Scan the records and identify every line in which the string "with" occurs, then return those lines.

----------------------------------------

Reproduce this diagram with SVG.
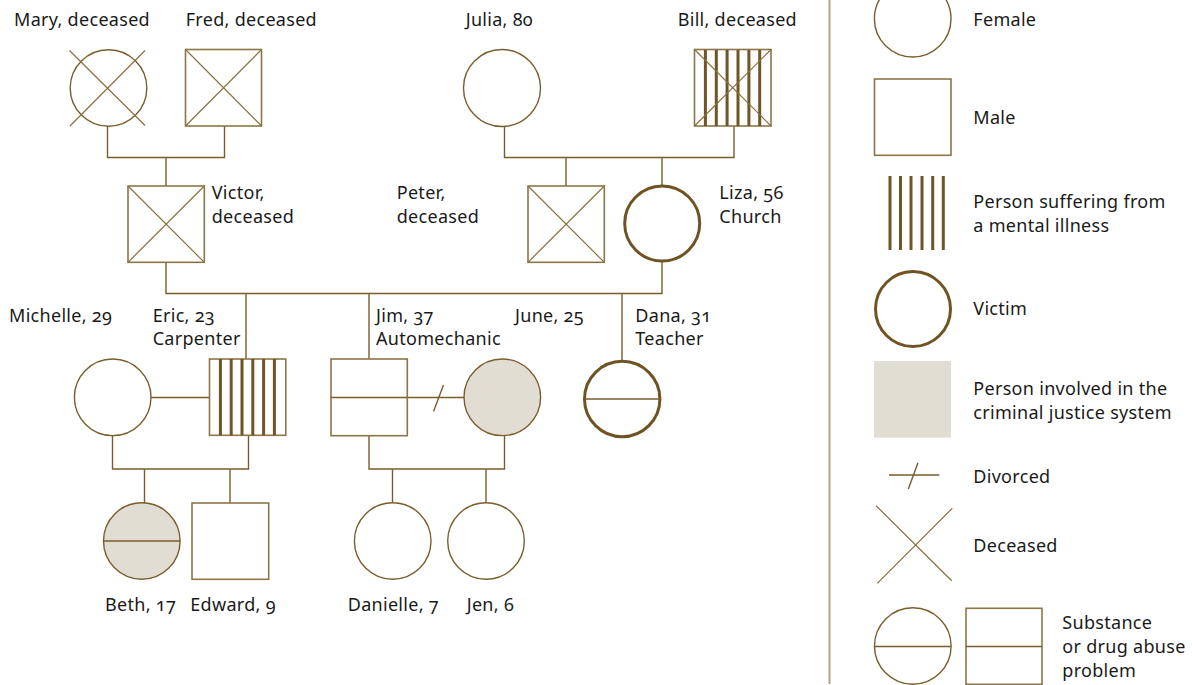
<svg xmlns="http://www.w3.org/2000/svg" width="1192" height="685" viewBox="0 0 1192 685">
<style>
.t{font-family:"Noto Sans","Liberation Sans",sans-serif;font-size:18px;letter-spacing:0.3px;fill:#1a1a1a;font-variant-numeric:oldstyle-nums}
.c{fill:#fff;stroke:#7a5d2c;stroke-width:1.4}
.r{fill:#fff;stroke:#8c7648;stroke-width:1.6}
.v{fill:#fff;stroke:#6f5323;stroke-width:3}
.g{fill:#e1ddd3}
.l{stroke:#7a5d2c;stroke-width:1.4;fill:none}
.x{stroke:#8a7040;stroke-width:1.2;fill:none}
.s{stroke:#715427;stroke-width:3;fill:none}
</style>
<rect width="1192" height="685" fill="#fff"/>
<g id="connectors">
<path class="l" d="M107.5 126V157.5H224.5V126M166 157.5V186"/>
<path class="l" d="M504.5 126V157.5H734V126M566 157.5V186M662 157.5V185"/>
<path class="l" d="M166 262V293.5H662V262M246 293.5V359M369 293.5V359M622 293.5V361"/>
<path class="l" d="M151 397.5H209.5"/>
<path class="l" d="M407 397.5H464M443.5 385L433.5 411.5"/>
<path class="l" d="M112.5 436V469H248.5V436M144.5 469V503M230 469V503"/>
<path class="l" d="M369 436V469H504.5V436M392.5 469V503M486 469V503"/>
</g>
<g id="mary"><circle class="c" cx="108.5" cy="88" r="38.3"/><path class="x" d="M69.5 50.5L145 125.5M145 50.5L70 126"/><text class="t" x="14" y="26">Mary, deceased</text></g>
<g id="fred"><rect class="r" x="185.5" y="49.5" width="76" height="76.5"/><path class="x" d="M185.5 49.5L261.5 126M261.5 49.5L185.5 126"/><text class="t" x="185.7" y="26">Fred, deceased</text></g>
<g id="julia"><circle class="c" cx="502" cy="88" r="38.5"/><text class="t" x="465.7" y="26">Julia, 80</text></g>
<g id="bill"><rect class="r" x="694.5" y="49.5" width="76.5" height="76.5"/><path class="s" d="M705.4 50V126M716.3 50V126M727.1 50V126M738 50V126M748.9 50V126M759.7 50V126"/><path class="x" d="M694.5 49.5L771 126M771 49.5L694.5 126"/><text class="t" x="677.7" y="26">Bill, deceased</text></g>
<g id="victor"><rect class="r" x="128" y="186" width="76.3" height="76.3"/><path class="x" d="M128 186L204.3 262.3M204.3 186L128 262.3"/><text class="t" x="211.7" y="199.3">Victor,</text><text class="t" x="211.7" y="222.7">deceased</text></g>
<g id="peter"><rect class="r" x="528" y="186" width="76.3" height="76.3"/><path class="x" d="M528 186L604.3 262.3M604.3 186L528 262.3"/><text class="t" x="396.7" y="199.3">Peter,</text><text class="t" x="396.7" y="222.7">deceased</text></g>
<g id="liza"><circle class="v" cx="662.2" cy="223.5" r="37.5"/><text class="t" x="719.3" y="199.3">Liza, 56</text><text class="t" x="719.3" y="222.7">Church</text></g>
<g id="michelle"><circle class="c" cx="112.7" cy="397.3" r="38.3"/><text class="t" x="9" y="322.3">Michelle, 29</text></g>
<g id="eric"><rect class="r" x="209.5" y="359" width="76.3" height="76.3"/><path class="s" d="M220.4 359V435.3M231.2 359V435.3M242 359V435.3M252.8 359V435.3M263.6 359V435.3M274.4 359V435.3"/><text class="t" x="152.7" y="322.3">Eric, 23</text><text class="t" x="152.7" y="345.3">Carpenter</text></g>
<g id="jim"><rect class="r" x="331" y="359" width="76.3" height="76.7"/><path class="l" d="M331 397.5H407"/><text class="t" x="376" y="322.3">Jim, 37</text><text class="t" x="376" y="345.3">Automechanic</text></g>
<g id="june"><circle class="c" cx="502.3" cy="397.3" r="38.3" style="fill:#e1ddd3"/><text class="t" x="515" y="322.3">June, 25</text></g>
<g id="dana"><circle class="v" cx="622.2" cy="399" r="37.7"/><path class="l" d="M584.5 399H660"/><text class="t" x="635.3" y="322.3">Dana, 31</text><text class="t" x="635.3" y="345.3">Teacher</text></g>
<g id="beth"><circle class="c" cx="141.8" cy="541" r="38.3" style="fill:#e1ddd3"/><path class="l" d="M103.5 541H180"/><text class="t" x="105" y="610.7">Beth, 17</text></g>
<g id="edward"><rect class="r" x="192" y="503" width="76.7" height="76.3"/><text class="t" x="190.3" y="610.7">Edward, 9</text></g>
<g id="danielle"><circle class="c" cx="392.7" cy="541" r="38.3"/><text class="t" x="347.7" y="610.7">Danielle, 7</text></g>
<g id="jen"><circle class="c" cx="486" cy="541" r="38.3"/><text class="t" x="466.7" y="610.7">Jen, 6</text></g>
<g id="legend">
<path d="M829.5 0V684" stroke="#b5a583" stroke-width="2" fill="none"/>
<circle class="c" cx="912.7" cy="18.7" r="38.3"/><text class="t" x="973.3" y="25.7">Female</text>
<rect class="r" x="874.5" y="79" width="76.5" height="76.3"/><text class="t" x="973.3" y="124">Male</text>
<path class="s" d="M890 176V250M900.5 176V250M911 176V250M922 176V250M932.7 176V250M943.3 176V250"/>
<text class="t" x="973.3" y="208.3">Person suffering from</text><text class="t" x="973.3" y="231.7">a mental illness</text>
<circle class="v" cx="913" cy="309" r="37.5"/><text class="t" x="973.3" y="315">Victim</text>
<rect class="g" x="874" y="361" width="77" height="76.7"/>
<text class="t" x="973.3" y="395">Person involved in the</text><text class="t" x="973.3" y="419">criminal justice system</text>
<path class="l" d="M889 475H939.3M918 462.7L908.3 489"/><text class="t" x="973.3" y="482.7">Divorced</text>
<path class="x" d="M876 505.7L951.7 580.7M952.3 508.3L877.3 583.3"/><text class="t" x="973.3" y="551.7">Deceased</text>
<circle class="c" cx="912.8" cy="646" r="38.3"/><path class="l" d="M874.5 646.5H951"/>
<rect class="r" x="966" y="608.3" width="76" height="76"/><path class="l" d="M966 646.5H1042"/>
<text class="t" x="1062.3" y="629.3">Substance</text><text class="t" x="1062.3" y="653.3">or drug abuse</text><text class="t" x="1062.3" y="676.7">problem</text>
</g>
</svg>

----------------------------------------

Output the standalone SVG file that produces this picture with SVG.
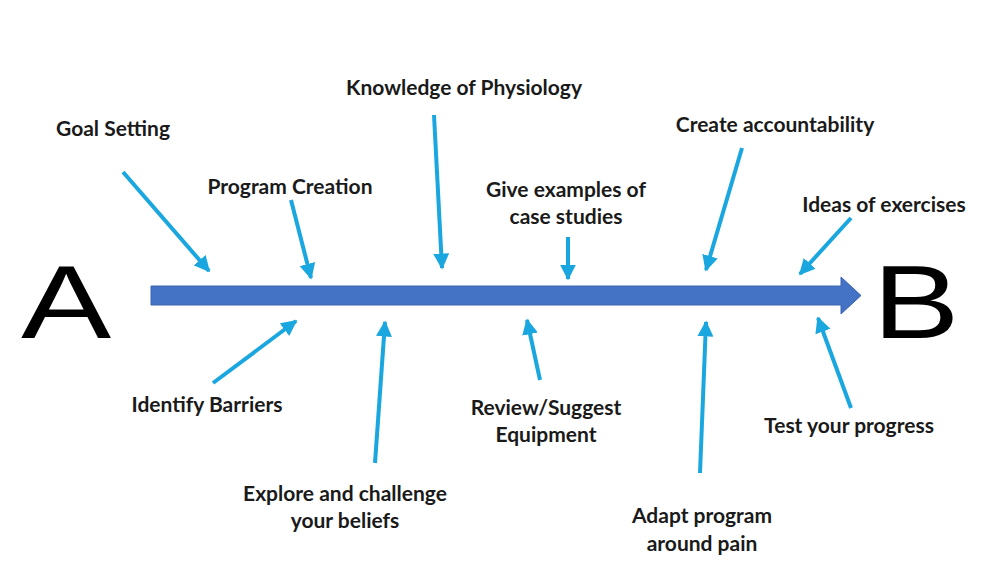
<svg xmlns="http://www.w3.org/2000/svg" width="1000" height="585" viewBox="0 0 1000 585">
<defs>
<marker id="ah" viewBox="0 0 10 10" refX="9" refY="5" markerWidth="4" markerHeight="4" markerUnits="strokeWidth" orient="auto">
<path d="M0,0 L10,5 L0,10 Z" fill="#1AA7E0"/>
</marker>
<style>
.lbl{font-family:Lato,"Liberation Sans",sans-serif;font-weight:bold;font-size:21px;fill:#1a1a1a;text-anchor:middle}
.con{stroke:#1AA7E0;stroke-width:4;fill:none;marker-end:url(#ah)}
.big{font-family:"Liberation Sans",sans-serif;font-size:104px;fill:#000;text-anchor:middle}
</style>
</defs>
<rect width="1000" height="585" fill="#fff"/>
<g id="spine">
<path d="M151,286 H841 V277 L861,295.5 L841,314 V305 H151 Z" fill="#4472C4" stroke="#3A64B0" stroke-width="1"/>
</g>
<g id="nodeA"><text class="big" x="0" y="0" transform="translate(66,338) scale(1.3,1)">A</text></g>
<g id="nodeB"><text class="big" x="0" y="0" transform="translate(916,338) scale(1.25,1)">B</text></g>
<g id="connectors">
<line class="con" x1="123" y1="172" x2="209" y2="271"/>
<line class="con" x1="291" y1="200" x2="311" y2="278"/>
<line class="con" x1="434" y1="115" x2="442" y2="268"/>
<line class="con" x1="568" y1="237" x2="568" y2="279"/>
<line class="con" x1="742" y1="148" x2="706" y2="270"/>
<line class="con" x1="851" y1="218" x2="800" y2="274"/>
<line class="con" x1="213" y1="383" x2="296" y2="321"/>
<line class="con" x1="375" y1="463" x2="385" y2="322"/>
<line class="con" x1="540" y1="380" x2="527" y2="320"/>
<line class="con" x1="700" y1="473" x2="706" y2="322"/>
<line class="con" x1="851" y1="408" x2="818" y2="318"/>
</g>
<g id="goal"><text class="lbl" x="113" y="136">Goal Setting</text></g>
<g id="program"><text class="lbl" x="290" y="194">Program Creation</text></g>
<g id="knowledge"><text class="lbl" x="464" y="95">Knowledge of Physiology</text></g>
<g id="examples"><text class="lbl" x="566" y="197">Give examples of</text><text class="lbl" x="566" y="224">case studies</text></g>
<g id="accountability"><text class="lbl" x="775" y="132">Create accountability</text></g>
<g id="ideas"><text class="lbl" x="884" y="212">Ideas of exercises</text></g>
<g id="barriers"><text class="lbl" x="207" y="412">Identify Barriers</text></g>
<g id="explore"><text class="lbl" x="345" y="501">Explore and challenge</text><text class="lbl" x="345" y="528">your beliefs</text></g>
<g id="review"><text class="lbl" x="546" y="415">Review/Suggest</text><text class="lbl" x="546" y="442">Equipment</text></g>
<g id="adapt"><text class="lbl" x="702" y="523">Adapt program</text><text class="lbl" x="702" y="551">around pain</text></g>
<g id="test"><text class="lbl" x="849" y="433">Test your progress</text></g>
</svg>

----------------------------------------

(RIGHT ANSWER):
Reproduce this diagram with SVG.
Output the standalone SVG file that produces this picture with SVG.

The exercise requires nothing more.